Pete Buttigieg just can’t stop calling highways racist

Our Transportation Secretary Pete Buttigieg can’t tell us enough times how racist our highways are. Pete prefers bicycles (even if he has his bicycle dropped off at a spot near the White House so he can be photographed riding a bike to work there without working up a sweat).

And, of course, railroads, the subsidy-loving choice of central planners.

The last time Pete attacked highways as racist was in 2021.

US transport secretary Pete Buttigieg said highway designs in the country were “racist,” and claimed that the new infrastructure bill would help fix it. (snip)

This was in reference to his earlier stand that racism was “physically built” into highways.

“I’m still surprised that some people were surprised when I pointed to the fact that if a highway was built for the purpose of dividing a white and a black neighbourhood, or if an underpass was constructed such that a bus carrying mostly black and Puerto Rican kids to a beach — or that would have been — in New York was designed too low for it to pass by, that obviously reflects racism that went into those design choices,” Mr Buttigieg responded.

Unfortunately for Pete:

Conservative commentators quickly pounced on Buttigieg’s remarks, leading Washington Post writer Philip Bump to point out that Buttigieg was merely talking about a well-known story from Robert Caro’s “The Power Broker,” his massive and authoritative biography of Robert Moses. In the book, Caro alleges that Moses designed the overpass bridges on the Southern State Parkway leading to Jones Beach too low to be used by buses that would carry poor minorities there. 

To Bump, it was “not only obviously true that American governmental bodies used infrastructure spending as a way to bolster both directly and indirectly racist policies, but it is an equally obvious truth that such systemic decisions have often been ignored in the teaching of the country’s history.” And such omissions were why, Bump maintained, something like the 1619 Project was needed. 

But then, in a burst of journalistic honesty, Washington Post fact-checker Glenn Kessler walked back Bump’s remarks, claiming that the newspaper “knee-jerked” in its defense of Buttigieg.
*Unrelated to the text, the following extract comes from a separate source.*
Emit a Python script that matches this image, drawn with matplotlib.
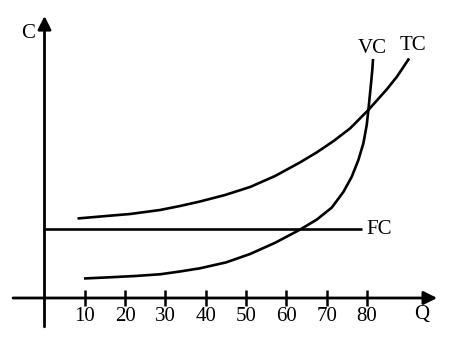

Kessler had heard from several historians who urged caution in using the story about Moses and the bridges. “Buttigieg should tailor his remarks to reflect what is historically unimpeachable — and we should be more careful to double-check on the latest views of historians,” Kessler wrote with remarkable judiciousness. “Even a Pulitzer Prize-winning book is not always the last word on a subject.” (snip)
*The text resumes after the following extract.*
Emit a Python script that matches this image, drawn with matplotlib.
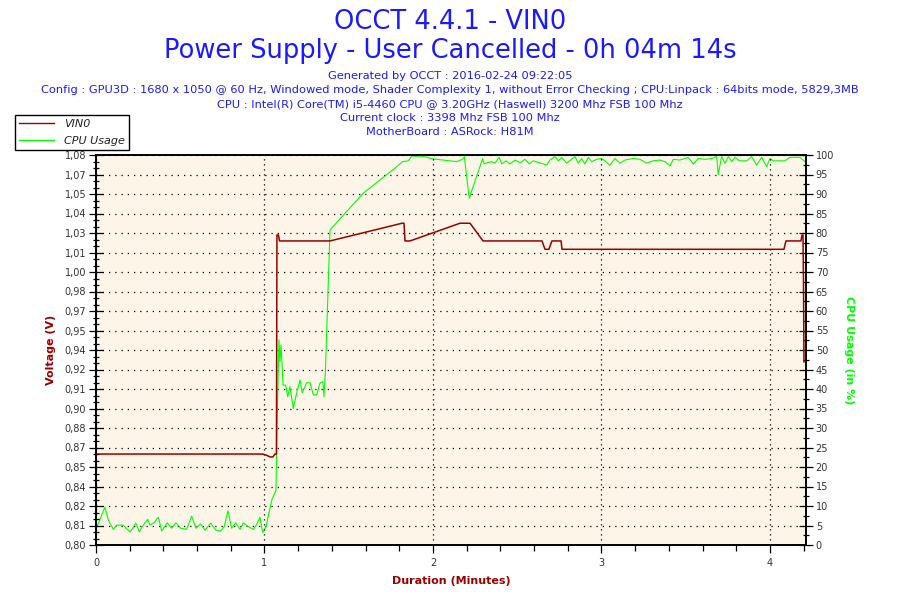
import numpy as np
import matplotlib
matplotlib.use("Agg")
import matplotlib.pyplot as plt
from matplotlib.lines import Line2D
from matplotlib.ticker import MultipleLocator, FixedLocator

# VIN0 voltage (minutes, volts)
vin_t = [0.000, 0.991, 1.015, 1.033, 1.050, 1.062, 1.071, 1.074, 1.083, 1.089,
         1.389, 1.816, 1.828, 1.834, 1.864, 2.160, 2.220, 2.297, 2.647, 2.665,
         2.688, 2.706, 2.760, 2.766, 4.083, 4.095, 4.184, 4.190, 4.196, 4.199,
         4.202]
vin_v = [0.8653, 0.8653, 0.8643, 0.8632, 0.8632, 0.8653, 0.8653, 1.0226, 1.0226, 1.0183,
         1.0183, 1.0310, 1.0310, 1.0183, 1.0183, 1.0310, 1.0310, 1.0183, 1.0183, 1.0123,
         1.0123, 1.0183, 1.0183, 1.0123, 1.0123, 1.0183, 1.0183, 1.0226, 1.0226, 0.9900,
         0.9314]

# CPU usage (minutes, %)
cpu_t = [0.008, 0.053, 0.073, 0.103, 0.123, 0.162, 0.202, 0.237, 0.257, 0.281,
         0.307, 0.320, 0.344, 0.370, 0.390, 0.423, 0.449, 0.475, 0.503, 0.538,
         0.568, 0.593, 0.621, 0.647, 0.681, 0.712, 0.740, 0.761, 0.783, 0.805,
         0.829, 0.855, 0.874, 0.904, 0.934, 0.954, 0.973, 0.989, 1.009, 1.043,
         1.068, 1.076, 1.086, 1.092, 1.098, 1.106, 1.110, 1.126, 1.138, 1.151,
         1.171, 1.191, 1.211, 1.224, 1.250, 1.270, 1.290, 1.310, 1.329, 1.347,
         1.353, 1.361, 1.389, 1.586, 1.785, 1.820, 1.853, 1.874, 1.935, 2.000,
         2.141, 2.176, 2.186, 2.215, 2.295, 2.303, 2.319, 2.348, 2.368, 2.392,
         2.408, 2.433, 2.457, 2.487, 2.516, 2.546, 2.572, 2.595, 2.635, 2.675,
         2.694, 2.724, 2.744, 2.764, 2.793, 2.823, 2.843, 2.862, 2.882, 2.902,
         2.922, 2.942, 2.972, 3.001, 3.021, 3.050, 3.080, 3.110, 3.139, 3.189,
         3.228, 3.268, 3.307, 3.347, 3.377, 3.407, 3.426, 3.466, 3.515, 3.545,
         3.574, 3.614, 3.654, 3.684, 3.693, 3.713, 3.733, 3.753, 3.773, 3.792,
         3.818, 3.862, 3.891, 3.921, 3.951, 3.980, 4.000, 4.020, 4.089, 4.119,
         4.178, 4.208]
cpu_pct = [4.9, 9.7, 6.4, 4.0, 5.1, 5.1, 3.3, 5.6, 3.4, 5.1,
           6.6, 5.1, 5.7, 7.1, 3.6, 5.7, 4.3, 5.7, 4.3, 4.0,
           7.4, 4.3, 5.4, 3.8, 5.6, 3.8, 3.6, 4.7, 8.8, 4.3,
           5.7, 4.0, 5.7, 4.7, 4.0, 5.3, 7.1, 3.2, 4.7, 11.5,
           14.0, 33.8, 52.6, 47.0, 51.3, 44.9, 41.0, 41.0, 38.0, 40.6,
           35.0, 39.0, 42.3, 39.0, 41.6, 41.6, 38.5, 38.5, 41.5, 41.9,
           38.0, 44.0, 80.8, 90.2, 97.0, 98.3, 98.5, 99.7, 99.7, 99.0,
           98.3, 98.9, 99.6, 88.9, 99.1, 97.7, 98.0, 98.3, 97.9, 99.4,
           97.7, 98.5, 97.7, 98.7, 98.0, 98.9, 97.7, 98.5, 98.0, 97.4,
           98.7, 99.6, 98.5, 99.4, 97.9, 98.9, 99.6, 97.9, 99.1, 97.7,
           99.4, 98.3, 98.9, 99.1, 98.5, 97.4, 99.1, 97.9, 98.7, 99.1,
           98.9, 97.9, 98.5, 98.7, 98.3, 97.2, 98.9, 98.7, 99.4, 97.7,
           99.1, 98.9, 99.1, 99.6, 95.0, 99.6, 97.9, 99.6, 98.3, 99.4,
           98.5, 98.5, 99.6, 97.4, 99.4, 97.0, 99.1, 98.5, 98.5, 99.4,
           99.4, 98.3]

volt_labels = ["0,80", "0,81", "0,82", "0,84", "0,85", "0,87", "0,88", "0,90",
               "0,91", "0,92", "0,94", "0,95", "0,97", "0,98", "1,00", "1,01",
               "1,03", "1,04", "1,05", "1,07", "1,08"]

title_lines = ["OCCT 4.4.1 - VIN0",
               "Power Supply - User Cancelled - 0h 04m 14s"]
info_lines = [
    "Generated by OCCT : 2016-02-24 09:22:05",
    "Config : GPU3D : 1680 x 1050 @ 60 Hz, Windowed mode, Shader Complexity 1, "
    "without Error Checking ; CPU:Linpack : 64bits mode, 5829,3MB",
    "CPU : Intel(R) Core(TM) i5-4460 CPU @ 3.20GHz (Haswell) 3200 Mhz FSB 100 Mhz",
    "Current clock : 3398 Mhz FSB 100 Mhz",
    "MotherBoard : ASRock: H81M",
]

red = "#990000"
green = "#00ff00"
blue = "#1a1aff"
tick_col = "#333333"

fig = plt.figure(figsize=(9, 6), dpi=100)
ax = fig.add_axes([96 / 900, 1 - 545 / 600, 710 / 900, 390 / 600])
ax2 = ax.twinx()

ax2.plot(cpu_t, cpu_pct, color=green, linewidth=0.8)
ax.plot(vin_t, vin_v, color=red, linewidth=1.1)
ax.set_zorder(ax2.get_zorder() + 1)
ax.patch.set_visible(False)
ax2.patch.set_visible(True)
ax2.set_facecolor("#fdf6e8")

ax.set_xlim(0, 4.214)
ax.set_ylim(0.80, 1.08)
ax2.set_ylim(0, 100)

ax.xaxis.set_major_locator(MultipleLocator(1))
ax.xaxis.set_minor_locator(MultipleLocator(0.2))
ax.set_yticks(np.linspace(0.80, 1.08, 21))
ax.set_yticklabels(volt_labels)
ax.yaxis.set_minor_locator(FixedLocator(np.linspace(0.80, 1.08, 61)))
ax2.yaxis.set_major_locator(MultipleLocator(5))
ax2.yaxis.set_minor_locator(MultipleLocator(2.5))

ax.tick_params(axis="x", which="major", direction="out", length=6,
               labelsize=7, colors=tick_col, pad=3)
ax.tick_params(axis="x", which="minor", direction="out", length=4)
ax.tick_params(axis="y", which="major", direction="inout", length=10,
               labelsize=7, colors=tick_col, pad=2)
ax.tick_params(axis="y", which="minor", direction="inout", length=5)
ax2.tick_params(axis="y", which="major", direction="inout", length=10,
                labelsize=7, colors=tick_col, pad=2)
ax2.tick_params(axis="y", which="minor", direction="inout", length=5)
for a in (ax, ax2):
    a.tick_params(which="both", color="black", width=0.9)

ax2.grid(True, axis="y", which="major", color="black", linestyle=(0, (1, 4)),
         linewidth=0.9)
ax.grid(True, axis="x", which="major", color="black", linestyle=(0, (1, 3)),
        linewidth=0.9)

for s in ("top", "right", "left", "bottom"):
    ax.spines[s].set_linewidth(1.2)
    ax2.spines[s].set_linewidth(1.2)

ax.set_xlabel("Duration (Minutes)", color=red, fontsize=8, fontweight="bold",
              labelpad=6)
ax.set_ylabel("Voltage (V)", color=red, fontsize=8, fontweight="bold",
              labelpad=6)
ax2.set_ylabel("CPU Usage (in %)", color=green, fontsize=8, fontweight="bold",
               rotation=-90, labelpad=14)

fig.text(0.5, 1 - 22 / 600, title_lines[0], ha="center", va="center",
         color=blue, fontsize=18.5)
fig.text(0.5, 1 - 51 / 600, title_lines[1], ha="center", va="center",
         color=blue, fontsize=18.5)
for i, line in enumerate(info_lines):
    fig.text(0.5, 1 - (76 + 14 * i) / 600, line, ha="center", va="center",
             color=blue, fontsize=8.2)

handles = [Line2D([], [], color=red, linewidth=1),
           Line2D([], [], color=green, linewidth=1)]
leg = fig.legend(handles, ["VIN0", "CPU Usage"], loc="upper left",
                 bbox_to_anchor=(15 / 900, 1 - 115 / 600), fancybox=False,
                 edgecolor="black", framealpha=1, fontsize=8,
                 handlelength=3.2, borderpad=0.35, labelspacing=0.65,
                 borderaxespad=0, handletextpad=0.9)
leg.get_frame().set_linewidth(1.0)
for txt in leg.get_texts():
    txt.set_fontstyle("italic")
    txt.set_color("#222222")

fig.savefig("out.png", dpi=100)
Caro said that he got the information about the bridges from one of Moses’ engineers. But Ken Jackson, the dean of New York historians (and my former adviser), pushed back against the claim. “Caro is wrong,” Jackson told Kessler. “Arnold Vollmer, the landscape architect who was in charge of design for the bridges, said the height was due to cost.” Jackson added that there were many ways to get to Jones Beach by train and bus that avoided the supposedly lowered parkway overpasses. The North Shore Bus Company published a bus schedule specifically for Jones Beach in the summer of 1937; it had a number of daily routes from Flushing to Jones Beach. It figures that Pete would hold onto a half-century old anecdote claiming

It figures that Pete would latch onto a discredited anecdote from half a century ago to accuse his least favorite mode of transportation as racist.   And even after debunking, he can’t let go of the idea that racism and automobiles are two peas in a pod.

Speaking with famed Jew-hater, pogrom-instigator, and all around racial strife-monger Al Sharpton, Buttigieg opened a new attack of racist highways. They cause victim class minorities to have more traffic accidents.

Rush transcript via Grabien:

Buttigieg: “We’ve got a crisis when it comes to roadway fatalities in America, we lose about 40,000 people every year. It’s a level that’s comparable to gun violence. And we see a lot of racial disparities. Black and brown Americans, tribal citizens and rural residents are much more likely to lose their lives, whether it’s in a car or as a pedestrian being hit by a car. There are a lot of reasons related to discrimination, related to the — even the ways that roads are designed and built, who has access to a safe street design that’s got crosswalks and good lighting, and who doesn’t have that access that can drive disparities, and we have a responsibility to act on that.”